Leave out the pictures and copy everything else below exactly.

────────────────────

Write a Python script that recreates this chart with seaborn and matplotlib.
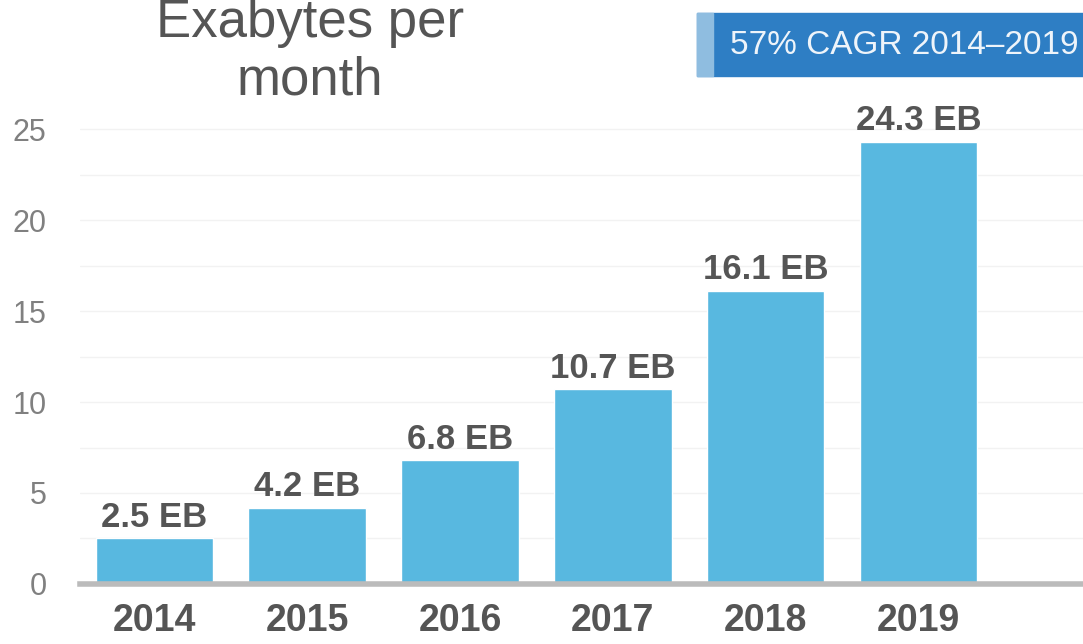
import pandas as pd
import numpy as np
import matplotlib.pyplot as plt
import seaborn as sns
from matplotlib.patches import Rectangle

years = ['2014', '2015', '2016', '2017', '2018', '2019']
exabytes = [2.5, 4.2, 6.8, 10.7, 16.1, 24.3]
bar_labels = ['2.5 EB', '4.2 EB', '6.8 EB', '10.7 EB', '16.1 EB', '24.3 EB']
y_ticks = [0, 5, 10, 15, 20, 25]

df = pd.DataFrame({'year': years, 'eb': exabytes})

sns.set_style('white')
plt.rcParams['font.family'] = ['Liberation Sans', 'DejaVu Sans']

fig = plt.figure(figsize=(10.83, 6.44), dpi=100)
ax = fig.add_axes([0.0739, 0.0932, 0.926, 0.7516])

sns.barplot(data=df, x='year', y='eb', color='#58b8e0', saturation=1,
            width=0.77, ax=ax, zorder=3)

ax.set_xlim(-0.4876, 6.077)
ax.set_ylim(0, 26.6)
ax.set_yticks(y_ticks)
ax.set_yticklabels([str(t) for t in y_ticks], fontsize=22, color='#808080')
ax.tick_params(axis='y', length=0, pad=24)
ax.tick_params(axis='x', length=0, pad=14)
for lab in ax.get_xticklabels():
    lab.set_fontsize(27)
    lab.set_fontweight('bold')
    lab.set_color('#555555')
ax.set_xlabel('')
ax.set_ylabel('')

# faint grid lines
for g in np.arange(2.5, 26.6, 2.5):
    ax.axhline(g, color='#f2f2f2', lw=1, zorder=0)

for s in ['top', 'right', 'left']:
    ax.spines[s].set_visible(False)
ax.spines['bottom'].set_color('#bbbbbb')
ax.spines['bottom'].set_linewidth(4)
ax.spines['bottom'].set_zorder(4)

for i, (v, t) in enumerate(zip(exabytes, bar_labels)):
    ax.text(i, v + 0.25, t, ha='center', va='bottom', fontsize=25,
            fontweight='bold', color='#555555')

fig.text(0.286, 1 - 52 / 644, 'Exabytes per\nmonth', ha='center', va='center',
         fontsize=38, color='#555555', linespacing=1.2)

# CAGR box
fig.patches.append(Rectangle((697 / 1083, 1 - 76 / 644), 386 / 1083, 63 / 644,
                             transform=fig.transFigure, color='#2e7ec4', zorder=1))
fig.patches.append(Rectangle((697 / 1083, 1 - 76 / 644), 16 / 1083, 63 / 644,
                             transform=fig.transFigure, color='#8fbde0', zorder=2))
fig.text(730 / 1083, 1 - 46 / 644, '57% CAGR 2014\u20132019', ha='left', va='center',
         fontsize=24, color='#eef4fa')

plt.savefig('out.png', dpi=100)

────────────────────

- Response to this task
Write a Python script that recreates this chart with seaborn and matplotlib.
import pandas as pd
import numpy as np
import matplotlib.pyplot as plt
import seaborn as sns
from matplotlib.patches import Rectangle

years = ['2014', '2015', '2016', '2017', '2018', '2019']
exabytes = [2.5, 4.2, 6.8, 10.7, 16.1, 24.3]
bar_labels = ['2.5 EB', '4.2 EB', '6.8 EB', '10.7 EB', '16.1 EB', '24.3 EB']
y_ticks = [0, 5, 10, 15, 20, 25]

df = pd.DataFrame({'year': years, 'eb': exabytes})

sns.set_style('white')
plt.rcParams['font.family'] = ['Liberation Sans', 'DejaVu Sans']

fig = plt.figure(figsize=(10.83, 6.44), dpi=100)
ax = fig.add_axes([0.0739, 0.0932, 0.926, 0.7516])

sns.barplot(data=df, x='year', y='eb', color='#58b8e0', saturation=1,
            width=0.77, ax=ax, zorder=3)

ax.set_xlim(-0.4876, 6.077)
ax.set_ylim(0, 26.6)
ax.set_yticks(y_ticks)
ax.set_yticklabels([str(t) for t in y_ticks], fontsize=22, color='#808080')
ax.tick_params(axis='y', length=0, pad=24)
ax.tick_params(axis='x', length=0, pad=14)
for lab in ax.get_xticklabels():
    lab.set_fontsize(27)
    lab.set_fontweight('bold')
    lab.set_color('#555555')
ax.set_xlabel('')
ax.set_ylabel('')

# faint grid lines
for g in np.arange(2.5, 26.6, 2.5):
    ax.axhline(g, color='#f2f2f2', lw=1, zorder=0)

for s in ['top', 'right', 'left']:
    ax.spines[s].set_visible(False)
ax.spines['bottom'].set_color('#bbbbbb')
ax.spines['bottom'].set_linewidth(4)
ax.spines['bottom'].set_zorder(4)

for i, (v, t) in enumerate(zip(exabytes, bar_labels)):
    ax.text(i, v + 0.25, t, ha='center', va='bottom', fontsize=25,
            fontweight='bold', color='#555555')

fig.text(0.286, 1 - 52 / 644, 'Exabytes per\nmonth', ha='center', va='center',
         fontsize=38, color='#555555', linespacing=1.2)

# CAGR box
fig.patches.append(Rectangle((697 / 1083, 1 - 76 / 644), 386 / 1083, 63 / 644,
                             transform=fig.transFigure, color='#2e7ec4', zorder=1))
fig.patches.append(Rectangle((697 / 1083, 1 - 76 / 644), 16 / 1083, 63 / 644,
                             transform=fig.transFigure, color='#8fbde0', zorder=2))
fig.text(730 / 1083, 1 - 46 / 644, '57% CAGR 2014\u20132019', ha='left', va='center',
         fontsize=24, color='#eef4fa')

plt.savefig('out.png', dpi=100)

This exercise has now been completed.